Courtesy Lisa Law
Before and after at El Museo de Historia, Arte y Cultura de Yelapa in Yelapa, Mexico. Santa Fe photographer Lisa Law spent the last few years making a new museum a reality.
In 1961, Santa Fe-based photographer Lisa Law set sail on a gaff-rigged schooner from San Francisco with a group of friends (and one lover) to see the world. During that trip, she would photograph much of what she saw, including the small fishing village of Yelapa, Cabo Corrientes, Jalisco, Mexico. By 1966, she was living there with her then-husband Tom Law and, since then, she's spent most of her Marches and Aprils returning to engage with locals, provide artistic and architectural design work, conduct small-scale first aid, show her photos and, most recently, help build a museum out of the rubble of unfulfilled construction promises. El Museo de Historia, Arte y Cultura de Yelapa is open now, and it's the first of its kind in the area.
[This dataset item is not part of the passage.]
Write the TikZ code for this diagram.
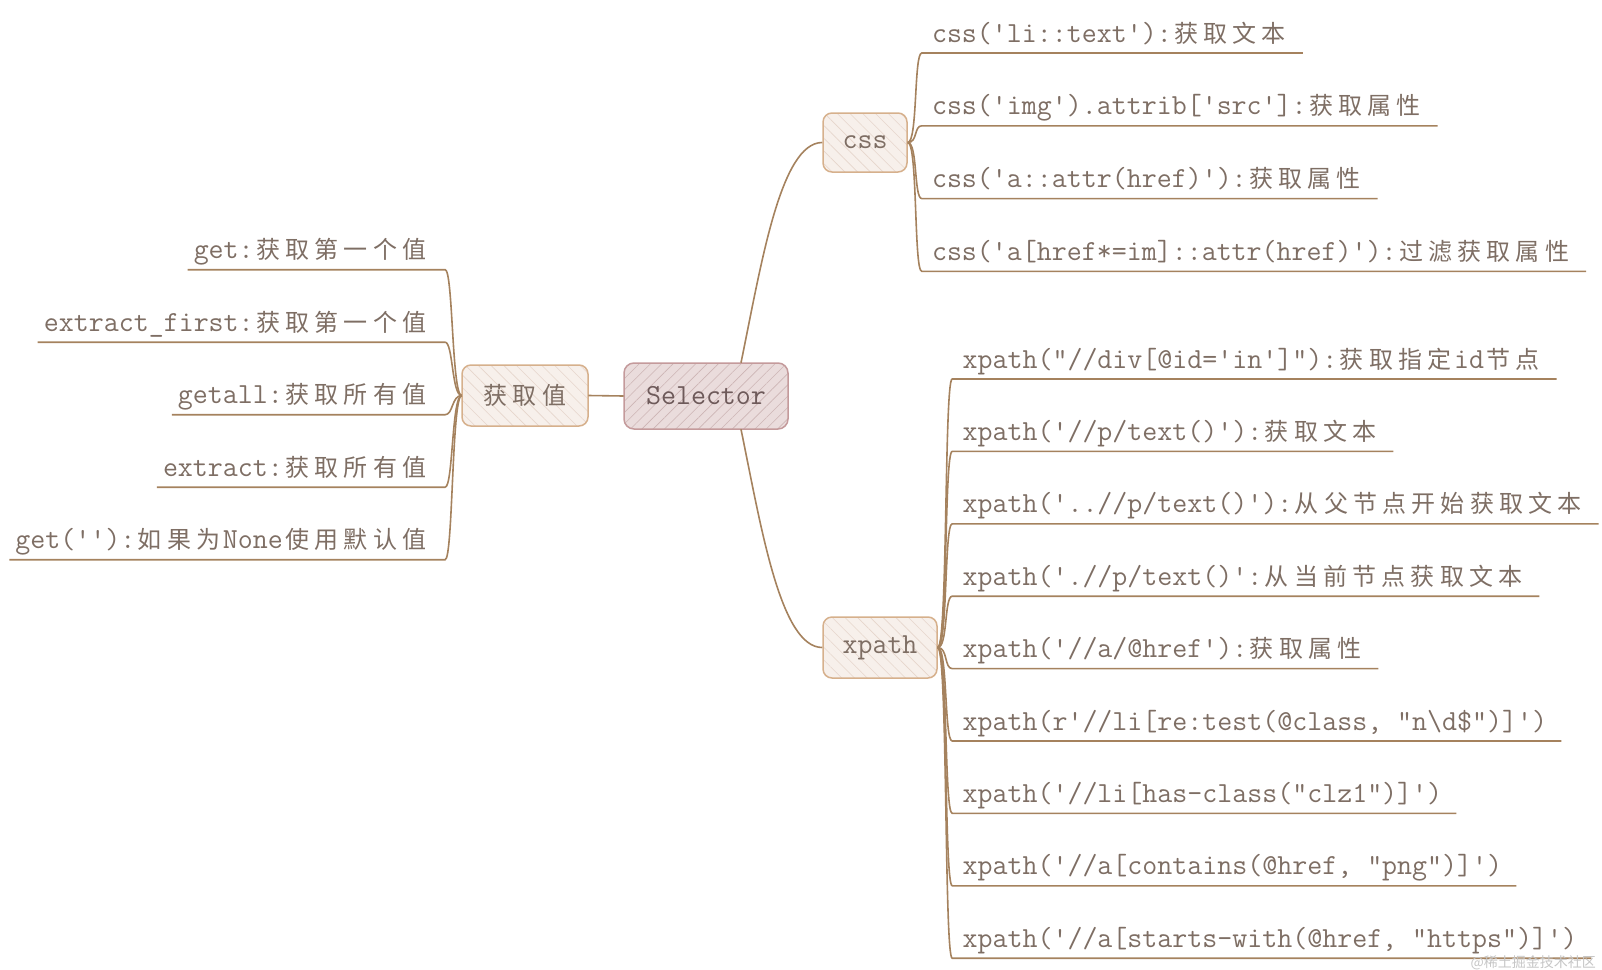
\documentclass[tikz,border=0pt]{standalone}
\usepackage{fontspec}
\newfontfamily\cjkf{Noto Sans CJK SC}
\usetikzlibrary{patterns.meta}
\definecolor{linec}{HTML}{A5825E}
\definecolor{txtc}{HTML}{7E6E64}
\definecolor{boxf}{HTML}{F7F0EB}
\definecolor{boxd}{HTML}{D6B08C}
\definecolor{hatchc}{HTML}{E6D6CC}
\definecolor{rootf}{HTML}{EADCDC}
\definecolor{rootd}{HTML}{C49A9B}
\definecolor{rooth}{HTML}{CDB5B5}
\definecolor{roott}{HTML}{6E5A5A}
\newcommand\mono{\ttfamily\fontsize{29.1}{34}\selectfont}
\newlength\cjkw \setlength\cjkw{29.2pt}
\makeatletter
\def\C#1{\C@loop#1\relax}
\def\C@loop#1{\ifx\relax#1\else\makebox[\cjkw]{\cjkf\fontsize{24}{28}\selectfont#1}\expandafter\C@loop\fi}
\makeatother
\begin{document}
\begin{tikzpicture}[x=1pt,y=-1pt,
  branch/.style={draw=linec, line width=1.6pt},
  leaf/.style={font=\mono, text=txtc, inner sep=0pt},
  topic/.style={rounded corners=9pt, draw=boxd, line width=1.5pt, preaction={fill=boxf},
    pattern={Lines[angle=-45,distance=9pt,line width=0.6pt]}, pattern color=hatchc,
    font=\mono, text=txtc, inner sep=0pt},
  rootbox/.style={rounded corners=10pt, draw=rootd, line width=1.5pt, preaction={fill=rootf},
    pattern={Lines[angle=45,distance=8pt,line width=0.6pt]}, pattern color=rooth,
    font=\mono, text=roott, inner sep=0pt}]
\useasboundingbox (0,0) rectangle (1602,969);

% main topics
\node[rootbox, minimum width=164, minimum height=66] (sel) at (706,396) {Selector};
\node[topic, minimum width=126, minimum height=61] (hq) at (525,395.5) {\C{获取值}};
\node[topic, minimum width=84, minimum height=59] (css) at (865,142.5) {css};
\node[topic, minimum width=114, minimum height=61] (xp) at (880,647.5) {xpath};

\draw[branch] (sel.west) -- (hq.east);
\draw[branch] ([xshift=35pt]sel.north) .. controls +(20,-97) and +(-42,0) .. (css.west);
\draw[branch] ([xshift=35pt]sel.south) .. controls +(20,97) and +(-42,0) .. (xp.west);

% css children
\node[leaf, anchor=base west] (c1) at (931.8,42) {css('li::text'):\C{获取文本}};
\node[leaf, anchor=base west] (c2) at (931.8,114.8) {css('img').attrib['src']:\C{获取属性}};
\node[leaf, anchor=base west] (c3) at (931.8,187.6) {css('a::attr(href)'):\C{获取属性}};
\node[leaf, anchor=base west] (c4) at (931.8,260.4) {css('a[href*=im]::attr(href)'):\C{过滤获取属性}};
\foreach \n in {c1,c2,c3,c4}{
  \draw[branch] (css.east) .. controls +(10,0) and +(-8,0) .. ([shift={(-10,11)}]\n.base west) -- ([shift={(14,11)}]\n.base east);
}

% xpath children
\node[leaf, anchor=base west] (x1) at (962.4,368) {xpath("//div[@id='in']"):\C{获取指定}id\C{节点}};
\node[leaf, anchor=base west] (x2) at (962.4,440.4) {xpath('//p/text()'):\C{获取文本}};
\node[leaf, anchor=base west] (x3) at (962.4,512.8) {xpath('..//p/text()'):\C{从父节点开始获取文本}};
\node[leaf, anchor=base west] (x4) at (962.4,585.2) {xpath('.//p/text()':\C{从当前节点获取文本}};
\node[leaf, anchor=base west] (x5) at (962.4,657.6) {xpath('//a/@href'):\C{获取属性}};
\node[leaf, anchor=base west] (x6) at (962.4,730) {xpath(r'//li[re:test(@class, "n\textbackslash d\$")]')};
\node[leaf, anchor=base west] (x7) at (962.4,802.4) {xpath('//li[has-class("clz1")]')};
\node[leaf, anchor=base west] (x8) at (962.4,874.8) {xpath('//a[contains(@href, "png")]')};
\node[leaf, anchor=base west] (x9) at (962.4,947.2) {xpath('//a[starts-with(@href, "https")]')};
\foreach \n in {x1,x2,x3,x4,x5,x6,x7,x8,x9}{
  \draw[branch] (xp.east) .. controls +(10,0) and +(-8,0) .. ([shift={(-10.2,11)}]\n.base west) -- ([shift={(14,11)}]\n.base east);
}

% left children
\node[leaf, anchor=base east] (l1) at (429.1,258.7) {get:\C{获取第一个值}};
\node[leaf, anchor=base east] (l2) at (429.1,331.2) {extract\_first:\C{获取第一个值}};
\node[leaf, anchor=base east] (l3) at (429.1,403.7) {getall:\C{获取所有值}};
\node[leaf, anchor=base east] (l4) at (429.1,476.2) {extract:\C{获取所有值}};
\node[leaf, anchor=base east] (l5) at (429.1,548.7) {get(''):\C{如果为}None\C{使用默认值}};
\foreach \n in {l1,l2,l3,l4,l5}{
  \draw[branch] (hq.west) .. controls +(-10,0) and +(8,0) .. ([shift={(16,11)}]\n.base east) -- ([shift={(-6,11)}]\n.base west);
}

% watermark
\node[font=\cjkf\fontsize{14}{16}\selectfont, text=gray!45, anchor=base east, inner sep=0pt] (wm) at (1596,967) {@稀土掘金技术社区};
\end{tikzpicture}
\end{document}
Yelapa is a short boat ride south of Puerto Vallarta and home to only about 1,500 people. In recent years, Law says, the town's central plaza fell into disrepair. Local government tore down a school and an oft-used basketball court with promises to resurrect them alongside a new sheriff's office, jail and an otherwise revitalized area (though how a jail translates to "revitalized" is anyone's guess). Construction began on some of the buildings, but much of the proposed changes never reached completion. Three years ago, Law set out to change that.
"I go in, and there's this long room, it's cruddy, it's been there for six years deteriorating. And people are pooping there, young people are making love, there's trash everywhere," she says. "But every time I went, I would say 'the History Museum of Yelapa' to myself."
Courtesy Lisa Law
First steps included enlisting the help of Yelapa-based businesswoman Tatiana Rodriguez-Anderson, a restauranteur and swimsuit business owner who helped Law deepen already meaningful local connections and attract contractor Fernando Garcia to the project. Garcia, a local who built a hotel in the area in recent years, took hometown pride and a knack for creative building to heart, hiring crews to help clean, renovate and complete the building.
Next came acquiring permission from the local government and the cultural department in nearby El Tuito, which Law says oversees such matters. With the municipality onboard and the locals excited, she turned to a local principal known as Maestro Pedro, with whom she'd interview some 13 elders from the area to help in piecing together the village's history. Law would also travel from door to door, garnering local support and in search of loans and donations of artifacts for display. The locals, she says, were more than happy to send them with items for the space. Maestro Pedro passed away during the project's early days, unfortunately, but Law says she completed it in his honor.
Local artifacts included pottery, oars, beads, bowls, hatchets and more; all dedicated to the agricultural and fishing history of Yelapa, and all working to complement a displauy of over 100 photographs Law has taken of the village, its people and the surrounding area over the last 50-plus years, which are also on display.
Courtesy Lisa Law
With minimal donations, Law's small group and Garcia's crews would complete the museum in roughly five months—and all for $62,000. It was back-breaking labor, however, and Law estimates that she and the crews put in 10 hours a day, seven days a week. The completed space, two rooms in an L shape, consists of a main area for the permanent exhibit, and a community room where kids can experiment with arts of their own. Law says Rodriguez-Anderson hopes to hold space for struggling addicts to seek help, pregnant women to access resources, workshops and whatever else might serve Yelapa's populace. The crews also helped to complete the nearby plaza where, Law says, vendors can set up shop and tourists will almost certainly visit thanks to a budding relationship with Puerto Vallarta's tourist boating industry.
Courtesy Lisa Law
Law has since returned to Santa Fe, but plans to visit Yelapa yearly to continue her involvement with the museum. Rodriguez-Anderson, meanwhile, will oversee its day-to-day along with a couple of young women from the area who were hired to facilitate while learning the ropes of curation and museum management.
"I expect them to ask me for advice forever," Law says, noting that she's happy to give it. "All of a sudden, there's all this energy coming toward [the museum]. And it's not just the stuff, it's the relationship to the whole village. I didn't want to leave, but … they're learning how to do it; they're learning how important this little piece of land in the middle of the jungle really is."